How to verify everything on this page
- Each of the four files links above to its dedicated page on this site, where you can download the original (SHA-256 verified against war.gov), see the full released summary, and click through to the war.gov source URL.
- The 1972 mission dates, the crew identification (Cernan, Evans, Schmitt), and the mission rank ("ninth crewed U.S. mission to the Moon, sixth to land astronauts") are standard historical record. The PURSUE metadata for each file independently states "Apollo 17 was the ninth crewed U.S. mission to the Moon, and the sixth to land astronauts on the lunar surface."
- The three observation periods on D2 (9 minutes day 1, 3 hours day 2, 6 minutes day 3), the Dick Henry X-ray context on D5, the Schmitt light-flash account on D6, and the triangular-formation framing on VM6 are all sourced verbatim from the released file metadata.
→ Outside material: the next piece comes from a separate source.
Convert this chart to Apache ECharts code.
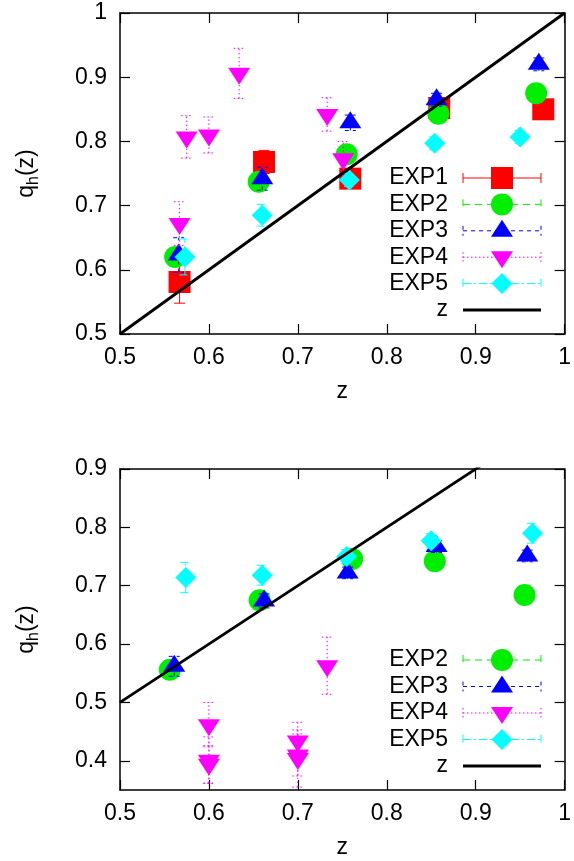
<!DOCTYPE html>
<html>
<head>
<meta charset="utf-8">
<script src="https://cdn.jsdelivr.net/npm/echarts@6/dist/echarts.min.js"></script>
<style>
  html, body { margin: 0; padding: 0; background: #ffffff; }
  #chart { width: 574px; height: 861px; }
</style>
</head>
<body>
<div id="chart"></div>
<script>
// ---- Upper panel: q_h(z) for EXP1..EXP5 ----
const upExp1X   = [0.567, 0.662, 0.759, 0.859, 0.976];
const upExp1Y   = [0.581, 0.768, 0.742, 0.852, 0.850];
const upExp1Err = [0.033, 0.018, 0.012, 0.012, 0.012];

const upExp2X   = [0.562, 0.656, 0.755, 0.858, 0.968];
const upExp2Y   = [0.620, 0.737, 0.780, 0.843, 0.875];
const upExp2Err = [0.012, 0.010, 0.010, 0.010, 0.010];

const upExp3X   = [0.566, 0.660, 0.759, 0.856, 0.971];
const upExp3Y   = [0.623, 0.742, 0.829, 0.865, 0.920];
const upExp3Err = [0.027, 0.018, 0.012, 0.010, 0.010];

const upExp4X   = [0.567, 0.575, 0.600, 0.634, 0.733, 0.751];
const upExp4Y   = [0.672, 0.807, 0.810, 0.906, 0.842, 0.773];
const upExp4Err = [0.034, 0.033, 0.028, 0.039, 0.026, 0.027];

const upExp5X   = [0.573, 0.660, 0.758, 0.854, 0.950];
const upExp5Y   = [0.620, 0.685, 0.740, 0.797, 0.807];
const upExp5Err = [0.028, 0.017, 0.010, 0.010, 0.010];

// ---- Lower panel: q_h(z) for EXP2..EXP5 ----
const loExp2X   = [0.556, 0.657, 0.761, 0.854, 0.955];
const loExp2Y   = [0.556, 0.675, 0.746, 0.742, 0.684];
const loExp2Err = [0.010, 0.010, 0.010, 0.010, 0.010];

const loExp3X   = [0.561, 0.662, 0.756, 0.856, 0.958];
const loExp3Y   = [0.562, 0.674, 0.722, 0.767, 0.751];
const loExp3Err = [0.017, 0.012, 0.010, 0.010, 0.010];

const loExp4X   = [0.600, 0.600, 0.600, 0.700, 0.700, 0.700, 0.733];
const loExp4Y   = [0.462, 0.401, 0.394, 0.434, 0.410, 0.404, 0.563];
const loExp4Err = [0.038, 0.040, 0.032, 0.032, 0.036, 0.049, 0.049];

const loExp5X   = [0.574, 0.660, 0.755, 0.850, 0.964];
const loExp5Y   = [0.714, 0.718, 0.750, 0.777, 0.790];
const loExp5Err = [0.026, 0.017, 0.012, 0.012, 0.017];

// reference line q = z
const zLineX = [0.5, 1.0];

// axis ranges and tick labels
const xTicks      = [0.5, 0.6, 0.7, 0.8, 0.9, 1.0];
const upYTicks    = [0.5, 0.6, 0.7, 0.8, 0.9, 1.0];
const loYTicks    = [0.4, 0.5, 0.6, 0.7, 0.8, 0.9];
const upYRange    = [0.5, 1.0];
const loYRange    = [0.35, 0.9];

const seriesNames = ['EXP1', 'EXP2', 'EXP3', 'EXP4', 'EXP5'];

const FONT = 'Liberation Sans, Arial, Helvetica, sans-serif';
const FS = 23;

// per-experiment look
const styles = {
  EXP1: { color: '#ff0000', symbol: 'rect',     size: [22, 22], rotate: 0,   offset: [0, 0],  dash: 'solid' },
  EXP2: { color: '#00ee00', symbol: 'circle',   size: [22, 22], rotate: 0,   offset: [0, 0],  dash: [7, 5] },
  EXP3: { color: '#0000ff', symbol: 'triangle', size: [22, 17], rotate: 0,   offset: [0, -3], dash: [4, 4] },
  EXP4: { color: '#ff00ff', symbol: 'triangle', size: [22, 17], rotate: 180, offset: [0, 3],  dash: [1.5, 2.5] },
  EXP5: { color: '#00ffff', symbol: 'diamond',  size: [21, 21], rotate: 0,   offset: [0, 0],  dash: [8, 3, 2, 3] }
};

function pts(xs, ys) { return xs.map((x, i) => [x, ys[i]]); }
function errPts(xs, ys, es) { return xs.map((x, i) => [x, ys[i], es[i]]); }

function errorSeries(name, xs, ys, es, axisIdx, z) {
  const st = styles[name];
  return {
    type: 'custom',
    name: name + '-err',
    xAxisIndex: axisIdx, yAxisIndex: axisIdx,
    clip: true,
    z: z,
    silent: true,
    data: errPts(xs, ys, es),
    encode: { x: 0, y: 1 },
    renderItem: function (params, api) {
      const x = api.value(0), y = api.value(1), e = api.value(2);
      const lo = api.coord([x, y - e]);
      const hi = api.coord([x, y + e]);
      const cw = 5.5;
      const ls = { stroke: st.color, lineWidth: 1, lineDash: st.dash === 'solid' ? null : st.dash };
      return {
        type: 'group',
        children: [
          { type: 'line', shape: { x1: lo[0], y1: lo[1], x2: hi[0], y2: hi[1] }, style: ls },
          { type: 'line', shape: { x1: lo[0] - cw, y1: lo[1], x2: lo[0] + cw, y2: lo[1] }, style: ls },
          { type: 'line', shape: { x1: hi[0] - cw, y1: hi[1], x2: hi[0] + cw, y2: hi[1] }, style: ls }
        ]
      };
    }
  };
}

function pointSeries(name, xs, ys, axisIdx, z) {
  const st = styles[name];
  return {
    type: 'scatter',
    name: name,
    xAxisIndex: axisIdx, yAxisIndex: axisIdx,
    z: z,
    symbol: st.symbol,
    symbolSize: st.size,
    symbolRotate: st.rotate,
    symbolOffset: st.offset,
    itemStyle: { color: st.color, opacity: 1 },
    emphasis: { disabled: true },
    silent: true,
    data: pts(xs, ys)
  };
}

function lineSeries(axisIdx) {
  return {
    type: 'line',
    name: 'z',
    xAxisIndex: axisIdx, yAxisIndex: axisIdx,
    z: 20,
    clip: true,
    symbol: 'none',
    silent: true,
    lineStyle: { color: '#000000', width: 2.8 },
    data: pts(zLineX, zLineX)
  };
}

const fmt = v => String(+v.toFixed(2));

function xAxes(gridIdx) {
  return [
    {
      type: 'value', gridIndex: gridIdx, position: 'bottom',
      min: xTicks[0], max: xTicks[xTicks.length - 1], interval: 0.1,
      name: 'z', nameLocation: 'middle', nameGap: 46,
      nameTextStyle: { fontFamily: FONT, fontSize: FS, color: '#000' },
      axisLine: { show: true, lineStyle: { color: '#000', width: 1.5 } },
      axisTick: { show: true, inside: true, length: 10, lineStyle: { color: '#000', width: 1.2 } },
      axisLabel: { show: true, margin: 12, formatter: fmt, fontFamily: FONT, fontSize: FS, color: '#000' },
      splitLine: { show: false }
    },
    {
      type: 'value', gridIndex: gridIdx, position: 'top',
      min: xTicks[0], max: xTicks[xTicks.length - 1], interval: 0.1,
      axisLine: { show: true, onZero: false, lineStyle: { color: '#000', width: 1.5 } },
      axisTick: { show: true, inside: true, length: 10, lineStyle: { color: '#000', width: 1.2 } },
      axisLabel: { show: false },
      splitLine: { show: false }
    }
  ];
}

function yAxes(gridIdx, range, ticks) {
  const tickCfg = { show: true, inside: true, length: 10, customValues: ticks, lineStyle: { color: '#000', width: 1.2 } };
  return [
    {
      type: 'value', gridIndex: gridIdx, position: 'left',
      min: range[0], max: range[1],
      name: '{q|q}{s|h}{q|(z)}', nameLocation: 'middle', nameRotate: 90, nameGap: 78,
      nameTextStyle: {
        fontFamily: FONT, color: '#000',
        rich: {
          q: { fontFamily: FONT, fontSize: FS, lineHeight: 30, color: '#000' },
          s: { fontFamily: FONT, fontSize: 16, lineHeight: 14, verticalAlign: 'bottom', color: '#000' }
        }
      },
      axisLine: { show: true, onZero: false, lineStyle: { color: '#000', width: 1.5 } },
      axisTick: tickCfg,
      axisLabel: { show: true, margin: 13, customValues: ticks, formatter: fmt, fontFamily: FONT, fontSize: FS, color: '#000' },
      splitLine: { show: false }
    },
    {
      type: 'value', gridIndex: gridIdx, position: 'right',
      min: range[0], max: range[1],
      axisLine: { show: true, onZero: false, lineStyle: { color: '#000', width: 1.5 } },
      axisTick: tickCfg,
      axisLabel: { show: false },
      splitLine: { show: false }
    }
  ];
}

// series collections: [upper axes index 0, lower axes index 2]
const upperData = {
  EXP1: [upExp1X, upExp1Y, upExp1Err],
  EXP2: [upExp2X, upExp2Y, upExp2Err],
  EXP3: [upExp3X, upExp3Y, upExp3Err],
  EXP4: [upExp4X, upExp4Y, upExp4Err],
  EXP5: [upExp5X, upExp5Y, upExp5Err]
};
const lowerData = {
  EXP2: [loExp2X, loExp2Y, loExp2Err],
  EXP3: [loExp3X, loExp3Y, loExp3Err],
  EXP4: [loExp4X, loExp4Y, loExp4Err],
  EXP5: [loExp5X, loExp5Y, loExp5Err]
};

const series = [];
function addPanel(dataMap, axisIdx) {
  let z = 2;
  seriesNames.forEach(name => {
    const d = dataMap[name];
    if (!d) return;
    series.push(errorSeries(name, d[0], d[1], d[2], axisIdx, z));
    series.push(pointSeries(name, d[0], d[1], axisIdx, z + 1));
    z += 2;
  });
  series.push(lineSeries(axisIdx));
}
addPanel(upperData, 0);
addPanel(lowerData, 2);

// x axes are indexed [upper-bottom, upper-top, lower-bottom, lower-top];
// y axes [upper-left, upper-right, lower-left, lower-right]
// so series use index 0 for the upper panel and 2 for the lower panel.

// ---- key boxes (text on the left, error-bar sample on the right) ----
function markerShape(name, cx, cy) {
  const st = styles[name];
  const fill = { fill: st.color };
  if (st.symbol === 'rect') {
    return { type: 'rect', shape: { x: cx - 11, y: cy - 11, width: 22, height: 22 }, style: fill };
  }
  if (st.symbol === 'circle') {
    return { type: 'circle', shape: { cx: cx, cy: cy, r: 11 }, style: fill };
  }
  if (st.symbol === 'diamond') {
    return { type: 'polygon', shape: { points: [[cx, cy - 10.5], [cx + 10.5, cy], [cx, cy + 10.5], [cx - 10.5, cy]] }, style: fill };
  }
  if (st.rotate === 180) {
    return { type: 'polygon', shape: { points: [[cx - 11, cy - 6], [cx + 11, cy - 6], [cx, cy + 11]] }, style: fill };
  }
  return { type: 'polygon', shape: { points: [[cx, cy - 11], [cx + 11, cy + 6], [cx - 11, cy + 6]] }, style: fill };
}

function keyBox(names, top, step) {
  const items = [];
  const textRight = 448, l0 = 463, l1 = 541, mid = 502;
  const all = names.concat(['z']);
  all.forEach((name, i) => {
    const y = top + i * step;
    items.push({
      type: 'text', z: 100,
      style: { text: name, x: textRight, y: y, align: 'right', verticalAlign: 'middle',
               font: FS + 'px ' + FONT, fill: '#000' }
    });
    if (name === 'z') {
      items.push({ type: 'line', z: 100, shape: { x1: l0, y1: y, x2: l1, y2: y },
                   style: { stroke: '#000', lineWidth: 2.8 } });
      return;
    }
    const st = styles[name];
    const ls = { stroke: st.color, lineWidth: 1, lineDash: st.dash === 'solid' ? null : st.dash };
    items.push({ type: 'line', z: 100, shape: { x1: l0, y1: y, x2: l1, y2: y }, style: ls });
    items.push({ type: 'line', z: 100, shape: { x1: l0, y1: y - 5, x2: l0, y2: y + 5 }, style: ls });
    items.push({ type: 'line', z: 100, shape: { x1: l1, y1: y - 5, x2: l1, y2: y + 5 }, style: ls });
    const m = markerShape(name, mid, y);
    m.z = 101;
    items.push(m);
  });
  return items;
}

const graphics = []
  .concat(keyBox(['EXP1', 'EXP2', 'EXP3', 'EXP4', 'EXP5'], 178, 26.4))
  .concat(keyBox(['EXP2', 'EXP3', 'EXP4', 'EXP5'], 660, 26.5));

const chart = echarts.init(document.getElementById('chart'), null, { renderer: 'canvas' });
chart.setOption({
  animation: false,
  backgroundColor: '#ffffff',
  grid: [
    { left: 120, top: 13, width: 449, height: 321 },
    { left: 120, top: 469, width: 449, height: 321 }
  ],
  xAxis: xAxes(0).concat(xAxes(1)),
  yAxis: yAxes(0, upYRange, upYTicks).concat(yAxes(1, loYRange, loYTicks)),
  series: series,
  graphic: graphics
});
</script>
</body>
</html>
- For the broader NASA category context, see /nasa-ufo-photos/. For the Apollo 12 cluster comparison, see /apollo-12-ufo-photos.
Bottom line
The Apollo 17 PURSUE cluster is a smaller release than Apollo 12's, but it has a different character: where Apollo 12 is dominated by lunar-surface photographs that NASA modified to highlight specific regions, Apollo 17 leans heavily on the astronauts' own voices - a transcript and two debriefings carrying narrative observations from Cernan, Evans, and Schmitt. The single image in the set (VM6) is the one with an active Department of War investigation. For researchers building a comparison between the two final lunar missions' PURSUE submissions, the cluster split is the story: photo-heavy on Apollo 12, voice-heavy on Apollo 17, with one anomalous photograph on the Apollo 17 side that has reopened as an active case.